Fra queste spicca la prima, L’Arno dal Ponte di Mezzo, bella descrizione metaforica: è spia del significato profondo del testo, fin dall’inizio, quel “alle spalle per sempre il Falterona”, che lascia intravedere il senso del distacco alla nascita, e ci introduce al viaggio del fiume-vita fino alla fine, dove “purificata / la leggerezza ritrova / la sua voce / i sapori dell’antica sorgiva”. Le rime al mezzo (affannoso-vischioso, novembrino-cinerino, dispare-regale, spalancati-incollati, adagiata-purificata) contrappuntano tutto lo snodarsi della poesia e del fiume, fino alla foce.
Notevoli per la misurata emozione del ricordo sia l’elegiaca La rocca di Federico sia l’arguta Uniti da Pasternak ed anche il quadretto di sapore oraziano, tutto giocato sull’opposizione dentro-fuori, di TV spenta.
Se certe presenze della tradizione poetica sembrano quasi scontate, suscitate, come sono, dal paesaggio e dai riferimenti naturalistici (mi riferisco a un certo preziosismo di sapore dannunziano e pascoliano, evidente per esempio in Marina di Vecchiano: “tra aghi di ginepro e aromatico / cisto fino alle dune selvagge. / Colonie di sule e beccacce / sulle pannocchie d’ammofila”), più connaturata all’io poetico è la robusta eco sabina, che spunta ora nella consonanza con le persone nel paesaggio naturale, campestre (“e io mi sento in pace / solidale / col mondo esterno vario / persona / tra persone comuni vitali” sempre in Marina di Vecchiano), ora nell’immaginario quadretto di varia umanità in S. Piero a Grado (“pescatori e schiavi abbruttiti / e mercanti navigati / nel magazzino o atrio affollato”), ora, infine, nella dichiarata partecipazione che conclude il componimento intitolato Le piagge: “anche noi partecipi a guardare / la vita che in forme molteplici / s’incarna in dimensioni umane autentiche”.
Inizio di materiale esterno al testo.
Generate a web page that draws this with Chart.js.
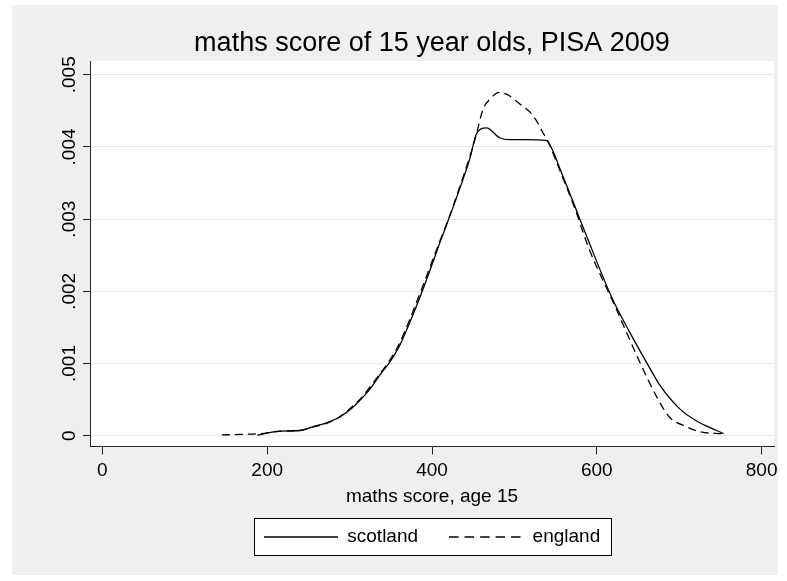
<!DOCTYPE html>
<html>
<head>
<meta charset="utf-8">
<script src="https://cdn.jsdelivr.net/npm/chart.js@4/dist/chart.umd.min.js"></script>
<style>
html,body{margin:0;padding:0;background:#fff;}
canvas{display:block;}
</style>
</head>
<body>
<canvas id="c" width="787" height="581"></canvas>
<script>
// ---- data ----
const titleText = 'maths score of 15 year olds, PISA 2009';
const xAxisTitle = 'maths score, age 15';
const seriesNames = ['scotland', 'england'];
const xTicks = [0, 200, 400, 600, 800];
const yTicks = [0, 0.001, 0.002, 0.003, 0.004, 0.005];
const yTickLabels = ['0', '.001', '.002', '.003', '.004', '.005'];

const scotlandScore = [188, 215, 240, 255, 272, 288, 304, 316, 327, 337, 349, 361, 373, 385, 397, 409, 422, 434, 446, 454, 466, 482, 494, 512, 539, 547, 555, 573, 588, 619, 640, 662, 676, 701, 721, 746, 754];
const scotlandDensity = [0.000007, 0.000064, 0.000072, 0.000123, 0.000177, 0.000259, 0.000395, 0.000531, 0.000681, 0.000845, 0.001022, 0.001253, 0.001567, 0.001907, 0.002275, 0.002657, 0.003052, 0.003433, 0.003842, 0.004183, 0.004264, 0.004128, 0.004101, 0.004101, 0.004087, 0.003937, 0.003706, 0.003188, 0.002752, 0.001894, 0.001431, 0.000981, 0.000708, 0.000368, 0.000204, 0.000068, 0.000027];

const englandScore = [145, 167, 191, 215, 240, 255, 272, 288, 304, 316, 327, 337, 349, 361, 373, 385, 397, 409, 422, 434, 446, 453, 462, 470, 482, 491, 507, 519, 527, 534, 541, 547, 555, 573, 591, 622, 636, 652, 673, 688, 709, 725, 753];
const englandDensity = [0.000010, 0.000018, 0.000027, 0.000060, 0.000072, 0.000120, 0.000170, 0.000260, 0.000410, 0.000545, 0.000710, 0.000860, 0.001050, 0.001290, 0.001610, 0.001960, 0.002320, 0.002680, 0.003065, 0.003460, 0.003870, 0.004140, 0.004523, 0.004659, 0.004755, 0.004728, 0.004591, 0.004482, 0.004360, 0.004210, 0.004070, 0.003910, 0.003680, 0.003160, 0.002575, 0.001798, 0.001431, 0.001022, 0.000531, 0.000259, 0.000123, 0.000054, 0.000027];

const toPoints = (xs, ys) => xs.map((x, i) => ({x: x, y: ys[i]}));

// ---- style ----
const FONT = "'Liberation Sans', Arial, sans-serif";
Chart.defaults.font.family = FONT;
Chart.defaults.color = '#000';

const curveDashes = [[], [8, 5]];
const legendDashes = [[], [9.5, 6]];

function makeSample(dash) {
  const c = document.createElement('canvas');
  c.width = 74; c.height = 4;
  const g = c.getContext('2d');
  g.strokeStyle = '#000';
  g.lineWidth = 1.3;
  g.setLineDash(dash);
  g.beginPath();
  g.moveTo(0, 2);
  g.lineTo(74, 2);
  g.stroke();
  return c;
}
const legendSamples = legendDashes.map(makeSample);

const bgPlugin = {
  id: 'bgPlugin',
  beforeDraw(chart) {
    const {ctx, chartArea: a, width, height} = chart;
    ctx.save();
    ctx.fillStyle = '#ffffff';
    ctx.fillRect(0, 0, width, height);
    ctx.fillStyle = '#efefef';
    ctx.fillRect(12, 5, width - 21, height - 11);
    ctx.fillStyle = '#ffffff';
    ctx.fillRect(a.left, a.top, a.right - a.left, a.bottom - a.top);
    const hb = chart.legend && chart.legend.legendHitBoxes;
    if (hb && hb.length) {
      const left = Math.min(...hb.map(h => h.left)) - 10;
      const right = Math.max(...hb.map(h => h.left + h.width)) + 11;
      const top = Math.min(...hb.map(h => h.top)) - 9.5;
      const bottom = Math.max(...hb.map(h => h.top + h.height)) + 8.5;
      ctx.fillStyle = '#ffffff';
      ctx.fillRect(left, top, right - left, bottom - top);
      ctx.strokeStyle = '#000';
      ctx.lineWidth = 1;
      ctx.strokeRect(Math.round(left) + 0.5, Math.round(top) + 0.5, Math.round(right - left), Math.round(bottom - top));
    }
    ctx.restore();
  }
};

new Chart(document.getElementById('c'), {
  type: 'line',
  data: {
    datasets: [
      {
        label: seriesNames[0],
        data: toPoints(scotlandScore, scotlandDensity),
        borderColor: '#000',
        backgroundColor: '#000',
        borderWidth: 1.3,
        borderDash: curveDashes[0],
        pointRadius: 0,
        fill: false,
        cubicInterpolationMode: 'monotone'
      },
      {
        label: seriesNames[1],
        data: toPoints(englandScore, englandDensity),
        borderColor: '#000',
        backgroundColor: '#000',
        borderWidth: 1.3,
        borderDash: curveDashes[1],
        pointRadius: 0,
        fill: false,
        cubicInterpolationMode: 'monotone'
      }
    ]
  },
  options: {
    responsive: false,
    animation: false,
    devicePixelRatio: 1,
    layout: { padding: { left: 12, right: 13, top: 0, bottom: 24.5 } },
    plugins: {
      tooltip: { enabled: false },
      title: {
        display: true,
        text: titleText,
        fullSize: false,
        color: '#000',
        font: { size: 27, weight: 'normal', family: FONT },
        padding: { top: 27.8, bottom: 0.8 }
      },
      legend: {
        display: true,
        position: 'bottom',
        fullSize: false,
        labels: {
          usePointStyle: true,
          pointStyleWidth: 74,
          padding: 31,
          color: '#000',
          font: { size: 19, family: FONT, lineHeight: 1 },
          generateLabels: (chart) => {
            const items = Chart.defaults.plugins.legend.labels.generateLabels(chart);
            items.forEach((it, i) => { it.pointStyle = legendSamples[i]; });
            return items;
          }
        }
      }
    },
    scales: {
      x: {
        type: 'linear',
        min: -15,
        max: 815,
        afterBuildTicks: (s) => { s.ticks = xTicks.map(v => ({value: v})); },
        ticks: {
          padding: 6.5,
          color: '#000',
          font: { size: 19, family: FONT, lineHeight: 1 },
          maxRotation: 0,
          minRotation: 0
        },
        grid: {
          display: true,
          drawOnChartArea: false,
          drawTicks: true,
          tickLength: 8,
          tickColor: '#222',
          tickWidth: 1
        },
        border: { display: true, color: '#222', width: 1 },
        title: {
          display: true,
          text: xAxisTitle,
          color: '#000',
          font: { size: 19, family: FONT, lineHeight: 1 },
          padding: { top: 1, bottom: -10 }
        }
      },
      y: {
        type: 'linear',
        min: -0.00015,
        max: 0.005191,
        afterBuildTicks: (s) => { s.ticks = yTicks.map(v => ({value: v})); },
        afterFit: (s) => { s.width = 78; },
        ticks: {
          minRotation: 90,
          maxRotation: 90,
          crossAlign: 'center',
          padding: -5,
          color: '#000',
          font: { size: 19, family: FONT, lineHeight: 1 },
          callback: (v, i) => yTickLabels[i]
        },
        grid: {
          display: true,
          drawOnChartArea: true,
          color: '#e6e6e6',
          lineWidth: 1,
          drawTicks: true,
          tickLength: 7,
          tickColor: '#222',
          tickWidth: 1
        },
        border: { display: true, color: '#222', width: 1 }
      }
    }
  },
  plugins: [bgPlugin]
});
</script>
</body>
</html>
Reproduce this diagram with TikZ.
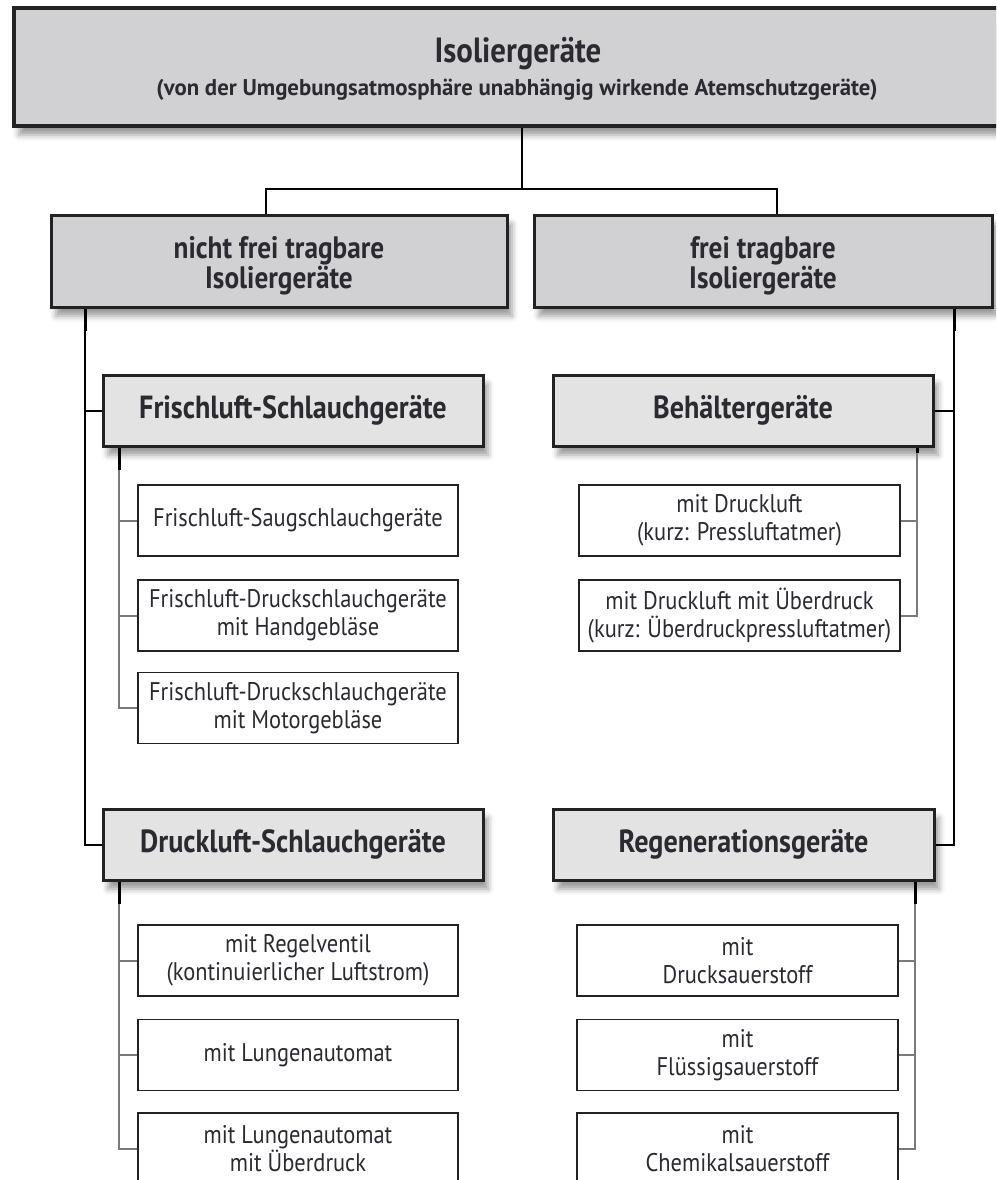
\documentclass[tikz,border=0pt]{standalone}
\usepackage{fontspec}
\setmainfont[FakeStretch=0.88]{PT Sans}
\newfontfamily\widefont{PT Sans}
\usetikzlibrary{shadows.blur,calc}
\definecolor{boxgray}{HTML}{D1D1D3}
\definecolor{boxgrayb}{HTML}{E3E3E4}
\definecolor{linegray}{HTML}{7A7A7A}
\definecolor{edge}{HTML}{222222}
\definecolor{txt}{HTML}{2A2A30}
\tikzset{
  shad/.style={blur shadow={shadow xshift=5pt, shadow yshift=-9pt, shadow blur radius=6pt, shadow opacity=40}},
  topbox/.style={draw=edge, line width=3.5pt, fill=boxgray, inner sep=0pt, shad},
  lvtwo/.style={draw=edge, line width=3pt, fill=boxgray, inner sep=0pt, align=center, text=txt,
     font=\bfseries\fontsize{31}{30}\selectfont, shad},
  lvthree/.style={draw=edge, line width=3pt, fill=boxgrayb, inner sep=0pt, align=center, text=txt,
     font=\bfseries\fontsize{32}{30}\selectfont, shad},
  leaf/.style={draw=edge, line width=1.5pt, fill=white, inner sep=0pt, align=center, text=txt,
     minimum width=320pt, minimum height=71pt, font=\fontsize{25.5}{28}\selectfont},
  ttl/.style={anchor=base, inner sep=0pt, text=txt},
  mainline/.style={draw=black, line width=2.5pt},
  subline/.style={draw=black, line width=2pt},
  leafline/.style={draw=linegray, line width=2pt},
  stub/.style={draw=black, line width=3pt},
}
\newcommand{\lowstrut}{\rule{0pt}{31pt}}
\begin{document}
\begin{tikzpicture}[x=1pt,y=-1pt]
\useasboundingbox (0,0) rectangle (996,1180);
\clip (0,0) rectangle (996,1180);
% top
\node[topbox, minimum width=1006pt, minimum height=118pt] (top) at (517,67) {};
\node[ttl, font=\bfseries\fontsize{35}{38}\selectfont] (title) at (518,63) {Isoliergeräte};
\node[ttl, font=\widefont\bfseries\fontsize{22.8}{26}\selectfont] (subtitle) at (517,96)
  {(von der Umgebungsatmosphäre unabhängig wirkende Atemschutzgeräte)};
% level 2
\node[lvtwo, minimum width=456pt, minimum height=92pt] (nf) at (279,261) {\lowstrut nicht frei tragbare\\Isoliergeräte};
\node[lvtwo, minimum width=458pt, minimum height=92pt] (ff) at (763,261) {\lowstrut frei tragbare\\Isoliergeräte};
% level 3
\node[lvthree, minimum width=380pt, minimum height=71pt] (fs) at (293,410.5) {Frischluft-Schlauchgeräte};
\node[lvthree, minimum width=380pt, minimum height=71pt] (ds) at (293,844.5) {Druckluft-Schlauchgeräte};
\node[lvthree, minimum width=380pt, minimum height=71pt] (bg) at (743,410.5) {Behältergeräte};
\node[lvthree, minimum width=381pt, minimum height=71pt] (rg) at (743.5,844.5) {Regenerationsgeräte};
% leaves left
\node[leaf] (a1) at (298,520.5) {Frischluft-Saugschlauchgeräte};
\node[leaf] (a2) at (298,615.5) {Frischluft-Druckschlauchgeräte\\mit Handgebläse};
\node[leaf] (a3) at (298,708) {Frischluft-Druckschlauchgeräte\\mit Motorgebläse};
\node[leaf] (b1) at (298,960.5) {mit Regelventil\\(kontinuierlicher Luftstrom)};
\node[leaf] (b2) at (298,1055) {mit Lungenautomat};
\node[leaf] (b3) at (298,1148.5) {mit Lungenautomat\\mit Überdruck};
% leaves right
\node[leaf, minimum width=321pt] (c1) at (739.5,520.5) {mit Druckluft\\(kurz: Pressluftatmer)};
\node[leaf, minimum width=321pt] (c2) at (739.5,615.5) {mit Druckluft mit Überdruck\\(kurz: Überdruckpressluftatmer)};
\node[leaf, minimum width=321pt] (d1) at (737.5,960.5) {mit\\Drucksauerstoff};
\node[leaf, minimum width=321pt] (d2) at (737.5,1055) {mit\\Flüssigsauerstoff};
\node[leaf, minimum width=321pt] (d3) at (737.5,1148.5) {mit\\Chemikalsauerstoff};
% top connectors
\coordinate (j) at (522,189);
\coordinate (jl) at (266,189);
\coordinate (jr) at (777,189);
\draw[mainline] (top.south -| j) -- (j);
\draw[mainline] (nf.north -| jl) -- (jl) -- (jr) -- (ff.north -| jr);
% left trunk
\coordinate (lx) at (85,0);
\draw[subline] (nf.south -| lx) |- (ds.west);
\draw[subline] (fs.west) -- (fs.west -| lx);
\draw[stub] (nf.south -| lx) -- ++(0,22);
% right trunk
\coordinate (rx) at (954,0);
\draw[subline] (ff.south -| rx) |- (rg.east);
\draw[subline] (bg.east) -- (bg.east -| rx);
\draw[stub] (ff.south -| rx) -- ++(0,22);
% leaf connectors left
\coordinate (ax) at (119,0);
\draw[leafline] (fs.south -| ax) |- (a3.west);
\draw[leafline] (a1.west) -- (a1.west -| ax);
\draw[leafline] (a2.west) -- (a2.west -| ax);
\draw[stub] (fs.south -| ax) -- ++(0,22);
\draw[leafline] (ds.south -| ax) |- (b3.west);
\draw[leafline] (b1.west) -- (b1.west -| ax);
\draw[leafline] (b2.west) -- (b2.west -| ax);
\draw[stub] (ds.south -| ax) -- ++(0,22);
% leaf connectors right
\coordinate (cx) at (917,0);
\draw[leafline] (bg.south -| cx) |- (c2.east);
\draw[leafline] (c1.east) -- (c1.east -| cx);
\draw[stub] (bg.south -| cx) -- ++(0,5);
\coordinate (dx) at (915,0);
\draw[leafline] (rg.south -| dx) |- (d3.east);
\draw[leafline] (d1.east) -- (d1.east -| dx);
\draw[leafline] (d2.east) -- (d2.east -| dx);
\draw[stub] (rg.south -| dx) -- ++(0,22);
\end{tikzpicture}
\end{document}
È questa la dimensione più autentica che il poeta sembra volerci consegnare in quest’ultima sezione del libro, insieme a un guizzo di vitalità, che, ancora una volta, significativamente nell’ultimo componimento della sezione, è desunta dal paesaggio natio, contrapposto “all’afa o l’umidiccio di queste / città che taglia il fiato”. È la vitalità del vento primaverile, la voria, in dialetto, che “alle fanciulle a giro / solleva la gonna increspa la camicetta / e gonfia nei campi le spighe”.
E a noi piace, in chiusura, identificare il poeta con l’immagine che lui stesso ci consegna in quest’ultimo componimento della sezione, un’immagine di antica saggezza e vitale consonanza con il mondo e la natura. “Il contadino esce sulla strada / saggia l’aria con la mano e respira: / tutto gli si illumina il volto”.